ALSA would like to support these devices. Therefore, you can "expect"
to see the ALSA rawmidi API extend to provide access to early
transmission. This would be hidden inside the ALSA sequencer's
operations for apps that used the sequencer.

> If the ALSA sequencer
>would be user space and would only support the minimum required
>scheduling for use of modern multiport interfaces than it would be
>much like what I'm working on. But I see the ALSA sequencer as a
>high level service for applications that do not implement the MIDI timing
>themselves. I am designing a low level API for MIDI interface access, not
>a high level sequencer.

Then why not work on the ALSA rawmidi API itself? Propose some new
calls that can be used to accomplish this? Then both rawmidi apps and
sequencer using apps can benefit from it.
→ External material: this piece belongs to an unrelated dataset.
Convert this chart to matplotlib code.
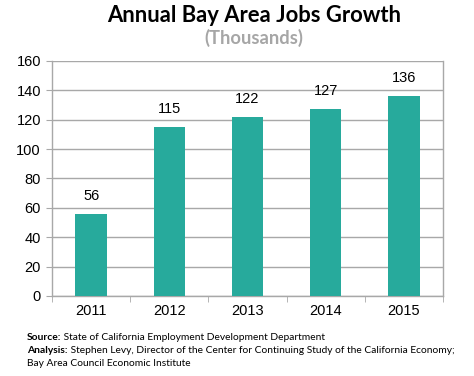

I've said many times before that I think the sequencer should decouple
its two roles: multiplexing+routing from scheduling. i am resistant to
adding MIDI support to JACK for example, because in theory it solves
the exact same problem that the sequencer does with regard to data
routing. i would much rather see the sequencer be in user space, and
provide library calls to accomplish data
delivery/distribution/connectivity. i'd also like to see these be
independent of scheduling, which i think should provide both a
callback-based "tick" and the opportunity to pre-queue data and have
it be delivered "automagically". takashi seems to be in favor of at
least moving it into user space, and i suspect he could be convinced
to split the functionality this way.

the problem is that with ALSA now in linux 2.5, making significant
changes like this to the sequencer API might be trickier. or maybe
not. linus has always appreciated people ripping code out of the
kernel :) and i'd like to find a good reason to scare people away from
the existing sequencer API because of this conflation of scheduling
with data routing. frank and takashi did a great job improving the old
OSS sequencer design in many, many ways, but i think they didn't go
far enough in some important directions.